## DATA
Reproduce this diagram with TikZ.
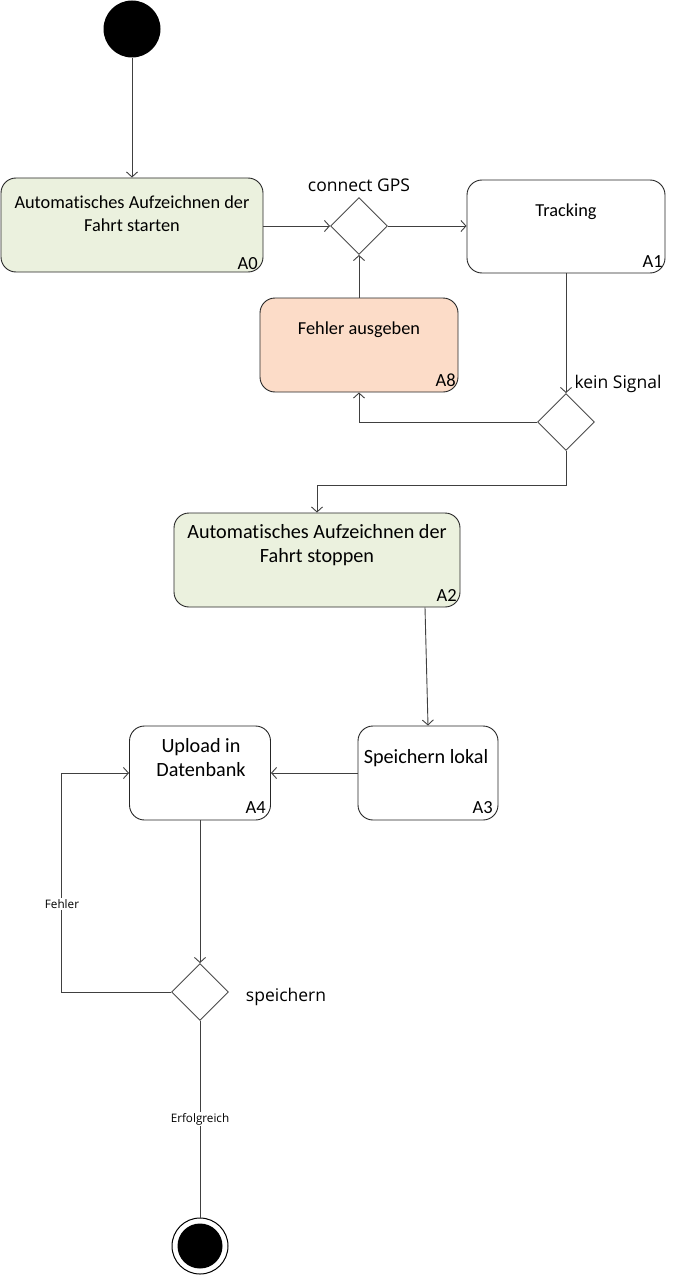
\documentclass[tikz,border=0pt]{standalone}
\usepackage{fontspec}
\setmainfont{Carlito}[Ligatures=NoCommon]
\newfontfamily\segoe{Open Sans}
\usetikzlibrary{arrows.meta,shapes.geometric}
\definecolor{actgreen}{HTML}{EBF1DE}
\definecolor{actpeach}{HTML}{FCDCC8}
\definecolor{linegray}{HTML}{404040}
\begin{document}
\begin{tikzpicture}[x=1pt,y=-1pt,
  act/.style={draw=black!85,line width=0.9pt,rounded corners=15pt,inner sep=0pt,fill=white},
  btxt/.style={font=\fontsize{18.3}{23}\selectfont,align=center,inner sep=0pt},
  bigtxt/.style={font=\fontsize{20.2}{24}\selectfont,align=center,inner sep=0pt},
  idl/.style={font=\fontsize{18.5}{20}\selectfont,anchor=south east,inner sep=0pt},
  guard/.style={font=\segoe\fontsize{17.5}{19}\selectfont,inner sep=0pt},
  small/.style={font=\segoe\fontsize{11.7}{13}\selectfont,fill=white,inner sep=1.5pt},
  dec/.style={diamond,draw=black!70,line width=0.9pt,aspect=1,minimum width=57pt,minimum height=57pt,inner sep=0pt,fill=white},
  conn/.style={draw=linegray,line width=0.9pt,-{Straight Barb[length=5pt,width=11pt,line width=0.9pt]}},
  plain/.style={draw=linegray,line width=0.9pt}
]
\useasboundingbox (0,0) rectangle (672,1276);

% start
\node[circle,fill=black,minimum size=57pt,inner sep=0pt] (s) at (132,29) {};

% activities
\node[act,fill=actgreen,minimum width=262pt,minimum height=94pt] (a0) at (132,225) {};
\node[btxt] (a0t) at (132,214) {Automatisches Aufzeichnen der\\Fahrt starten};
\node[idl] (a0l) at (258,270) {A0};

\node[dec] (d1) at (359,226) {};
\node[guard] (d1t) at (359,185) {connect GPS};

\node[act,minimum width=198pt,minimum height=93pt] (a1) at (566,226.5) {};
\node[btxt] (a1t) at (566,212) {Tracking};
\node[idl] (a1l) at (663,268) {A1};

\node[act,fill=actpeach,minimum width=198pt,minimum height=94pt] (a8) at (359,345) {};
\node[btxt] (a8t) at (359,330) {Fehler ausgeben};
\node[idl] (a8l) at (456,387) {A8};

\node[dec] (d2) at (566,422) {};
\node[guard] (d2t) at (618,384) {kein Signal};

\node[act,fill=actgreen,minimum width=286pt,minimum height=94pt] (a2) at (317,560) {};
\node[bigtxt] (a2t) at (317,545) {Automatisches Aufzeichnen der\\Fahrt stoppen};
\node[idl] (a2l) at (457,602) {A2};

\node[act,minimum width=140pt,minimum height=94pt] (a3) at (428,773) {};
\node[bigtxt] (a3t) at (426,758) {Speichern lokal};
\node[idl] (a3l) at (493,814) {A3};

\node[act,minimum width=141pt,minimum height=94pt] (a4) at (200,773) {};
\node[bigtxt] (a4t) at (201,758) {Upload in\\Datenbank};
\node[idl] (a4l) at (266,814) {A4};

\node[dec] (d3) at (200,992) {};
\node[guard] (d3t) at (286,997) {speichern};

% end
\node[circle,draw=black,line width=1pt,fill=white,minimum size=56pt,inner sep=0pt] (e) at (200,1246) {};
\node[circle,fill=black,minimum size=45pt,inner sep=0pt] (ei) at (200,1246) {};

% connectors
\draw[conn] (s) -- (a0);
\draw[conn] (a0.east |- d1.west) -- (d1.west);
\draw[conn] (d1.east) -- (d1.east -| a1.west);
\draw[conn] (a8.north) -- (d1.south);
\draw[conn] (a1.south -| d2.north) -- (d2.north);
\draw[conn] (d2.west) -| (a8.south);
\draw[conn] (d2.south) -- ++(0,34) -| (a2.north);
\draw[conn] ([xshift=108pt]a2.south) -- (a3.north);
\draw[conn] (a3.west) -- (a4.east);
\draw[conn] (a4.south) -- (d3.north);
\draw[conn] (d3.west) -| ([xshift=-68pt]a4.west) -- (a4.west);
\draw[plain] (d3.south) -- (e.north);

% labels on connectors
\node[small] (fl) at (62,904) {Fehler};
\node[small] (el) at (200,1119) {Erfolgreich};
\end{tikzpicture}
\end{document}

## EXERCISE INSTRUCTIONS
Output an exact copy of the material, with the pictures removed.

## IN RESPONSE
Reproduce this diagram with TikZ.
\documentclass[tikz,border=0pt]{standalone}
\usepackage{fontspec}
\setmainfont{Carlito}[Ligatures=NoCommon]
\newfontfamily\segoe{Open Sans}
\usetikzlibrary{arrows.meta,shapes.geometric}
\definecolor{actgreen}{HTML}{EBF1DE}
\definecolor{actpeach}{HTML}{FCDCC8}
\definecolor{linegray}{HTML}{404040}
\begin{document}
\begin{tikzpicture}[x=1pt,y=-1pt,
  act/.style={draw=black!85,line width=0.9pt,rounded corners=15pt,inner sep=0pt,fill=white},
  btxt/.style={font=\fontsize{18.3}{23}\selectfont,align=center,inner sep=0pt},
  bigtxt/.style={font=\fontsize{20.2}{24}\selectfont,align=center,inner sep=0pt},
  idl/.style={font=\fontsize{18.5}{20}\selectfont,anchor=south east,inner sep=0pt},
  guard/.style={font=\segoe\fontsize{17.5}{19}\selectfont,inner sep=0pt},
  small/.style={font=\segoe\fontsize{11.7}{13}\selectfont,fill=white,inner sep=1.5pt},
  dec/.style={diamond,draw=black!70,line width=0.9pt,aspect=1,minimum width=57pt,minimum height=57pt,inner sep=0pt,fill=white},
  conn/.style={draw=linegray,line width=0.9pt,-{Straight Barb[length=5pt,width=11pt,line width=0.9pt]}},
  plain/.style={draw=linegray,line width=0.9pt}
]
\useasboundingbox (0,0) rectangle (672,1276);

% start
\node[circle,fill=black,minimum size=57pt,inner sep=0pt] (s) at (132,29) {};

% activities
\node[act,fill=actgreen,minimum width=262pt,minimum height=94pt] (a0) at (132,225) {};
\node[btxt] (a0t) at (132,214) {Automatisches Aufzeichnen der\\Fahrt starten};
\node[idl] (a0l) at (258,270) {A0};

\node[dec] (d1) at (359,226) {};
\node[guard] (d1t) at (359,185) {connect GPS};

\node[act,minimum width=198pt,minimum height=93pt] (a1) at (566,226.5) {};
\node[btxt] (a1t) at (566,212) {Tracking};
\node[idl] (a1l) at (663,268) {A1};

\node[act,fill=actpeach,minimum width=198pt,minimum height=94pt] (a8) at (359,345) {};
\node[btxt] (a8t) at (359,330) {Fehler ausgeben};
\node[idl] (a8l) at (456,387) {A8};

\node[dec] (d2) at (566,422) {};
\node[guard] (d2t) at (618,384) {kein Signal};

\node[act,fill=actgreen,minimum width=286pt,minimum height=94pt] (a2) at (317,560) {};
\node[bigtxt] (a2t) at (317,545) {Automatisches Aufzeichnen der\\Fahrt stoppen};
\node[idl] (a2l) at (457,602) {A2};

\node[act,minimum width=140pt,minimum height=94pt] (a3) at (428,773) {};
\node[bigtxt] (a3t) at (426,758) {Speichern lokal};
\node[idl] (a3l) at (493,814) {A3};

\node[act,minimum width=141pt,minimum height=94pt] (a4) at (200,773) {};
\node[bigtxt] (a4t) at (201,758) {Upload in\\Datenbank};
\node[idl] (a4l) at (266,814) {A4};

\node[dec] (d3) at (200,992) {};
\node[guard] (d3t) at (286,997) {speichern};

% end
\node[circle,draw=black,line width=1pt,fill=white,minimum size=56pt,inner sep=0pt] (e) at (200,1246) {};
\node[circle,fill=black,minimum size=45pt,inner sep=0pt] (ei) at (200,1246) {};

% connectors
\draw[conn] (s) -- (a0);
\draw[conn] (a0.east |- d1.west) -- (d1.west);
\draw[conn] (d1.east) -- (d1.east -| a1.west);
\draw[conn] (a8.north) -- (d1.south);
\draw[conn] (a1.south -| d2.north) -- (d2.north);
\draw[conn] (d2.west) -| (a8.south);
\draw[conn] (d2.south) -- ++(0,34) -| (a2.north);
\draw[conn] ([xshift=108pt]a2.south) -- (a3.north);
\draw[conn] (a3.west) -- (a4.east);
\draw[conn] (a4.south) -- (d3.north);
\draw[conn] (d3.west) -| ([xshift=-68pt]a4.west) -- (a4.west);
\draw[plain] (d3.south) -- (e.north);

% labels on connectors
\node[small] (fl) at (62,904) {Fehler};
\node[small] (el) at (200,1119) {Erfolgreich};
\end{tikzpicture}
\end{document}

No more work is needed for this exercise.